When it comes to CBL, it’s critical to accept a basic premise: You do not need to give grades in order to give feedback. So then, how might we shift our practice to suit the kind of feedback competency-based learning requires? If we live in a grades-based system — as many of us do — how do we ensure that our grading practices align with and prioritize sound feedback practices?
4 Practices to Support the Shift from Grading to Feedback
1. Align feedback to learning outcomes
One of the first steps that educators need to take when adopting CBL is to articulate competencies, the essential, observable, transferable skills students need to thrive in the world, and identify learning outcomes, evidence of competency development. These competencies and learning outcomes become the foundational language by which students (and teachers) are able to understand and communicate learning.
Once those competencies and learning outcomes have been identified, teachers will often develop single-point rubrics that serve as communication tools to provide specific, actionable feedback on learning outcomes. These outcomes-based rubrics are designed to focus feedback so that it’s directed at learning targets, not tasks.

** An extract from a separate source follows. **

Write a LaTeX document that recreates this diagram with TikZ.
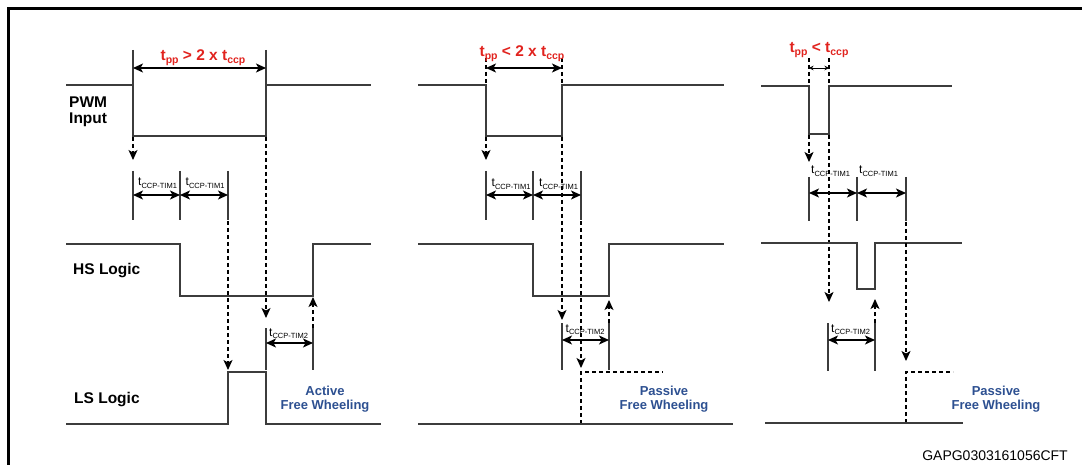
\documentclass[tikz,border=0pt]{standalone}
\usepackage{fontspec}
\setmainfont{Liberation Sans}
\usetikzlibrary{arrows.meta}
\definecolor{redlab}{RGB}{225,35,30}
\definecolor{bluelab}{RGB}{45,80,145}
\definecolor{wavec}{RGB}{60,60,60}
\tikzset{
 wave/.style={draw=wavec, line width=1.3pt},
 tickl/.style={draw=wavec, line width=1.2pt},
 dimarr/.style={line width=1.1pt, {Stealth[length=10pt,width=9pt,inset=2.5pt]}-{Stealth[length=10pt,width=9pt,inset=2.5pt]}},
 smalldim/.style={line width=0.8pt, {Stealth[length=4.5pt,width=4.5pt]}-{Stealth[length=4.5pt,width=4.5pt]}},
 dsh/.style={line width=1.1pt, dash pattern=on 4pt off 3pt},
 darr/.style={dsh, -{Stealth[length=10pt,width=9pt,inset=2.5pt]}},
 sig/.style={font=\fontsize{15.5}{16.5}\selectfont\bfseries, align=left, inner sep=0pt},
 tpplab/.style={font=\fontsize{15.5}{15.5}\selectfont\bfseries, text=redlab, anchor=base, inner sep=0pt},
 fwlab/.style={font=\fontsize{13}{14}\selectfont\bfseries, text=bluelab, align=center, anchor=center, inner sep=0pt},
 timlab/.style={font=\fontsize{12}{12}\selectfont, anchor=base west, inner sep=0pt},
}
\newcommand{\tsub}[1]{t\raisebox{-2.5pt}{\fontsize{7.5}{7.5}\selectfont #1}}
\newcommand{\rsub}[1]{t\raisebox{-3pt}{\fontsize{10.5}{10.5}\selectfont #1}}
\begin{document}
\begin{tikzpicture}[x=1pt,y=-1pt]
\useasboundingbox (0,0) rectangle (1082,465);
\clip (0,0) rectangle (1082,465);
\draw[line width=2.8pt] (8.5,8.5) rectangle (1100,480);

% ---------- Panel 1 ----------
\draw[wave] (66,85) -- (133,85) -- (133,136) -- (266,136) -- (266,85) -- (371,85);
\draw[tickl] (133,50) -- (133,85) (266,50) -- (266,85);
\draw[dimarr] (133,68) -- (266,68);
\node[tpplab] (r1) at (203,61) {\rsub{pp} > 2 x \rsub{ccp}};
\draw[darr] (133,137) -- (133,160);
\draw[darr] (266,137) -- (266,318);
\draw[tickl] (133,171) -- (133,220) (180,171) -- (180,220) (228,171) -- (228,220);
\draw[dimarr] (133,195) -- (180,195);
\draw[dimarr] (180,195) -- (228,195);
\node[timlab] (a1) at (138,186) {\tsub{CCP-TIM1}};
\node[timlab] (a2) at (185.5,186) {\tsub{CCP-TIM1}};
\draw[wave] (66,244) -- (180,244) -- (180,296) -- (313,296) -- (313,244) -- (371,244);
\draw[darr] (228,221) -- (228,370);
\draw[tickl] (266,328) -- (266,370) (313,328) -- (313,370);
\draw[dimarr] (266,343) -- (313,343);
\node[timlab] (a3) at (269,336) {\tsub{CCP-TIM2}};
\draw[darr] (313,328) -- (313,297);
\draw[wave] (66,424) -- (228,424) -- (228,372) -- (266,372) -- (266,424) -- (381,424);
\node[sig, anchor=north west] (pwm) at (69,96.5) {PWM\\Input};
\node[sig, anchor=base west] (hs) at (73,274) {HS Logic};
\node[sig, anchor=base west] (ls) at (74,403) {LS Logic};
\node[fwlab] (f1) at (325,398.7) {Active\\Free Wheeling};

% ---------- Panel 2 ----------
\draw[wave] (418,85) -- (486,85) -- (486,136) -- (562,136) -- (562,85) -- (724,85);
\draw[dsh] (486,58) -- (486,85) (562,58) -- (562,85);
\draw[dimarr] (486,68) -- (562,68);
\node[tpplab] (r2) at (522,57) {\rsub{pp} < 2 x \rsub{ccp}};
\draw[darr] (486,137) -- (486,160);
\draw[darr] (562,137) -- (562,320);
\draw[tickl] (486,171) -- (486,220) (533,171) -- (533,220) (581,171) -- (581,220);
\draw[dimarr] (486,195) -- (533,195);
\draw[dimarr] (533,195) -- (581,195);
\node[timlab] (b1) at (491.5,187) {\tsub{CCP-TIM1}};
\node[timlab] (b2) at (539,187) {\tsub{CCP-TIM1}};
\draw[wave] (418,244) -- (533,244) -- (533,296) -- (609,296) -- (609,244) -- (724,244);
\draw[darr] (581,221) -- (581,368);
\draw[dsh] (581,424) |- (663,372);
\draw[tickl] (562,323) -- (562,370) (609,323) -- (609,370);
\draw[dimarr] (562,340) -- (609,340);
\node[timlab] (b3) at (565.5,332) {\tsub{CCP-TIM2}};
\draw[darr] (609,323) -- (609,300);
\draw[wave] (418,424) -- (733,424);
\node[fwlab] (f2) at (664,398.7) {Passive\\Free Wheeling};

% ---------- Panel 3 ----------
\draw[wave] (761,86) -- (809,86) -- (809,134) -- (829,134) -- (829,86) -- (952,86);
\draw[dsh] (809,58) -- (809,86) (829,58) -- (829,86);
\draw[smalldim] (809,68) -- (829,68);
\node[tpplab] (r3) at (819,53) {\rsub{pp} < \rsub{ccp}};
\draw[darr] (809,135) -- (809,162);
\draw[darr] (829,135) -- (829,302);
\draw[tickl] (809,177) -- (809,221) (857,177) -- (857,221) (906,177) -- (906,221);
\draw[dimarr] (809,193) -- (857,193);
\draw[dimarr] (857,193) -- (906,193);
\node[timlab] (c1) at (811,174) {\tsub{CCP-TIM1}};
\node[timlab] (c2) at (859,174) {\tsub{CCP-TIM1}};
\draw[wave] (761,243) -- (857,243) -- (857,289) -- (875,289) -- (875,243) -- (962,243);
\draw[darr] (906,222) -- (906,361);
\draw[dsh] (906,423) |- (953,372);
\draw[tickl] (828,323) -- (828,371) (875,323) -- (875,371);
\draw[dimarr] (828,340) -- (875,340);
\node[timlab] (c3) at (831,332) {\tsub{CCP-TIM2}};
\draw[darr] (875,323) -- (875,299);
\draw[wave] (765,423) -- (963,423);
\node[fwlab] (f3) at (996,398.7) {Passive\\Free Wheeling};

\node[font=\fontsize{14}{14}\selectfont, anchor=base east, inner sep=0pt] (code) at (1068,460) {GAPG0303161056CFT};
\end{tikzpicture}
\end{document}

For those educators who are not quite at the point of adopting a reporting system like the mastery transcript, there’s an intermediary step available in redesigning the gradebook to elevate feedback over grades. Educators who still have to operate in a grades-based system will restructure their gradebook so that it’s organized by learning outcomes as opposed to tasks (homework, quizzes, tests, etc.).
2. Use Process Portfolios
To support the prioritization of feedback over grades during the assessment process, CBL educators often employ the use of process portfolios as a system for outcomes-aligned assessment. Unlike traditional portfolios, process portfolios put the focus on capturing the process of learning instead of the products. These portfolios are made up of formative artifacts (ex. discussion posts, practice problems, project plans, working drafts) as opposed to polished summative pieces. Students work in conjunction with their teacher to identify their core goals and then curate process-based artifacts aligned to learning outcomes over time. While students are all working towards the same learning outcomes, students have options in terms of which work they add to their portfolio as evidence of their learning.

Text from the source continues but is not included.